Non ci sono scontri per un rigore negato o per una chiamata al var ignorata.
Ci sono scontri perché esiste una cultura, o sub cultura se preferite, che li prevede. E contro una cultura, che è una forma di aggregazione, non serve militarizzare l’accesso agli stadi o esacerbare i controlli su chi non condivide e non si sente portatore di quella cultura.

Non mi risulta nemmeno che chi si sente portatore di quella cultura abbia mai chiesto la copertura di altri o si sia mai sottratto alla giustizia.

Immagino non si giocherà nel prossimo weekend e immagino che dopo la sosta ci ritroveremo con misure ancor più pesanti, restrittive e visibili.
Più polizia, più controlli e più restrizioni verso tutti indiscriminatamente.

Servirebbe, invece, caricare a testa bassa contro la cultura che vive dello scontro, concentrandosi su chi si sente portatore di questo modo di pensare.

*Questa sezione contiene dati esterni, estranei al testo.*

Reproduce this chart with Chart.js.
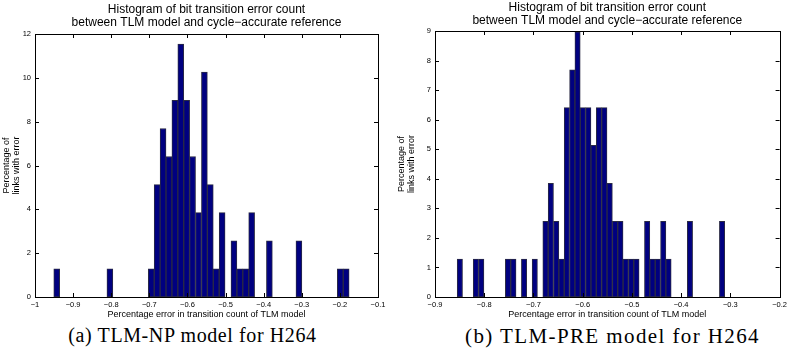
<!DOCTYPE html>
<html>
<head>
<meta charset="utf-8">
<script src="https://cdn.jsdelivr.net/npm/chart.js@4/dist/chart.umd.min.js"></script>
<style>
  body { margin: 0; background: #fff; width: 790px; height: 348px; overflow: hidden; }
  .box { position: absolute; top: 0; width: 395px; height: 322px; }
  .cap { position: absolute; top: 324px; font-family: "Liberation Serif", serif; color: #000; white-space: nowrap; text-align: center; }
</style>
</head>
<body>
<div class="box" style="left:0"><canvas id="chartA"></canvas></div>
<div class="box" style="left:395px"><canvas id="chartB"></canvas></div>
<div class="cap" id="capA" style="left:0;width:385px;font-size:20px;letter-spacing:0.6px">(a) TLM-NP model for H264</div>
<div class="cap" id="capB" style="left:395px;width:435px;font-size:21px;letter-spacing:1.4px">(b) TLM-PRE model for H264</div>
<script>
// histogram bins (center of each non-empty bin) and % of links in it
const npBins = [-0.943, -0.8035, -0.695, -0.6795, -0.664, -0.6485, -0.633, -0.6175, -0.602, -0.5865,
  -0.571, -0.5555, -0.54, -0.5245, -0.509, -0.478, -0.4625, -0.447, -0.4315, -0.385, -0.3075, -0.199, -0.1835];
const npPct = [1.28, 1.28, 1.28, 5.13, 7.69, 6.41, 8.97, 11.54, 8.97, 6.41,
  3.85, 10.26, 5.13, 1.28, 3.85, 2.56, 1.28, 1.28, 3.85, 2.56, 2.56, 1.28, 1.28];

const preBins = [-0.8495, -0.8169, -0.806, -0.7517, -0.7408, -0.7191, -0.6973, -0.6756, -0.6647, -0.6538,
  -0.643, -0.6321, -0.6212, -0.6104, -0.5995, -0.5886, -0.5778, -0.5669, -0.556, -0.5451,
  -0.5343, -0.5234, -0.5125, -0.5017, -0.4908, -0.4691, -0.4582, -0.4473, -0.4364, -0.4256, -0.3821, -0.3169];
const prePct = [1.28, 1.28, 1.28, 1.28, 1.28, 1.28, 1.28, 2.56, 3.85, 2.56,
  1.28, 6.41, 7.69, 8.97, 6.41, 6.41, 5.13, 6.41, 6.41, 3.85,
  2.56, 2.56, 1.28, 1.28, 1.28, 2.56, 1.28, 1.28, 2.56, 1.28, 2.56, 2.56];

const chartTitle = ["Histogram of bit transition error count", "between TLM model and cycle\u2212accurate reference"];
const xTitle = "Percentage error in transition count of TLM model";
const yTitle = ["Percentage of", "links with error"];

const npX = { min: -1, max: -0.1, step: 0.1 };
const npY = { min: 0, max: 12, step: 2 };
const preX = { min: -0.9, max: -0.2, step: 0.1 };
const preY = { min: 0, max: 9, step: 1 };

function fmt(v) {
  const r = Math.round(v * 10) / 10;
  return r < 0 ? "\u2212" + String(-r) : String(r);
}

// matlab style box with inward ticks + two line title over the axes
const frame = {
  id: "frame",
  afterDraw(chart, args, opts) {
    const { ctx, chartArea: a } = chart;
    const xs = chart.scales.x, ys = chart.scales.y;
    const len = 4;
    ctx.save();
    ctx.strokeStyle = "#000";
    ctx.lineWidth = 1;
    ctx.beginPath();
    xs.ticks.forEach(t => {
      const px = Math.round(xs.getPixelForValue(t.value)) + 0.5;
      ctx.moveTo(px, a.bottom); ctx.lineTo(px, a.bottom - len);
      ctx.moveTo(px, a.top); ctx.lineTo(px, a.top + len);
    });
    ys.ticks.forEach(t => {
      const py = Math.round(ys.getPixelForValue(t.value)) + 0.5;
      ctx.moveTo(a.left, py); ctx.lineTo(a.left + len, py);
      ctx.moveTo(a.right, py); ctx.lineTo(a.right - len, py);
    });
    ctx.stroke();
    ctx.strokeRect(Math.round(a.left) + 0.5, Math.round(a.top) + 0.5,
      Math.round(a.right - a.left), Math.round(a.bottom - a.top));
    ctx.fillStyle = "#000";
    ctx.font = "12px 'Liberation Sans', Arial, sans-serif";
    ctx.textAlign = "center";
    ctx.textBaseline = "middle";
    const cx = (a.left + a.right) / 2;
    ctx.fillText(opts.lines[0], cx, a.top - opts.gap - 13);
    ctx.fillText(opts.lines[1], cx, a.top - opts.gap);
    ctx.restore();
  }
};

function makeChart(id, bins, pct, xr, yr, pad, yw, gap) {
  return new Chart(document.getElementById(id), {
    type: "bar",
    data: {
      datasets: [{
        data: bins.map((b, i) => ({ x: b, y: pct[i] })),
        backgroundColor: "#000080",
        borderColor: "#2a2a44",
        borderWidth: 1,
        borderSkipped: false,
        categoryPercentage: 1,
        barPercentage: 1
      }]
    },
    options: {
      responsive: true,
      maintainAspectRatio: false,
      animation: false,
      layout: { padding: pad },
      plugins: {
        legend: { display: false },
        tooltip: { enabled: false },
        frame: { lines: chartTitle, gap: gap }
      },
      scales: {
        x: {
          type: "linear",
          offset: false,
          min: xr.min, max: xr.max,
          grid: { display: false, drawTicks: false },
          border: { display: false },
          afterFit: s => { s.height = 25; },
          ticks: {
            stepSize: xr.step, color: "#000", padding: 3,
            font: { family: "'Liberation Sans', Arial, sans-serif", size: 7.5 },
            maxRotation: 0, autoSkip: false,
            callback: v => fmt(v)
          },
          title: {
            display: true, text: xTitle, color: "#000",
            font: { family: "'Liberation Sans', Arial, sans-serif", size: 9 },
            padding: { top: 0, bottom: 2 }
          }
        },
        y: {
          min: yr.min, max: yr.max,
          grid: { display: false, drawTicks: false },
          border: { display: false },
          afterFit: s => { s.width = yw; },
          ticks: {
            stepSize: yr.step, color: "#000", padding: 4,
            font: { family: "'Liberation Sans', Arial, sans-serif", size: 7.5 }
          },
          title: {
            display: true, text: yTitle, color: "#000",
            font: { family: "'Liberation Sans', Arial, sans-serif", size: 9, lineHeight: 1.05 },
            padding: { top: 2, bottom: 0 }
          }
        }
      }
    },
    plugins: [frame]
  });
}

makeChart("chartA", npBins, npPct, npX, npY, { top: 34, right: 17, left: 0, bottom: 0 }, 35, 11);
makeChart("chartB", preBins, prePct, preX, preY, { top: 31, right: 8, left: 0, bottom: 0 }, 40, 10);
</script>
</body>
</html>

Ma sono sicuro che questo non succederà.
In un Paese in cui chi sarà chiamato a prendere provvedimenti si è appena fatto un selfie con un esponente di quella cultura, pregiudicato, vincerà il fumo negli occhi. E avremo l’ennesima operazione sicurezza con uno zero in più nel numero dei poliziotti presenti con una miriade di inutili controlli in più.
Meno male che ho già la tessera del tifoso, da gennaio mi tornerà utile.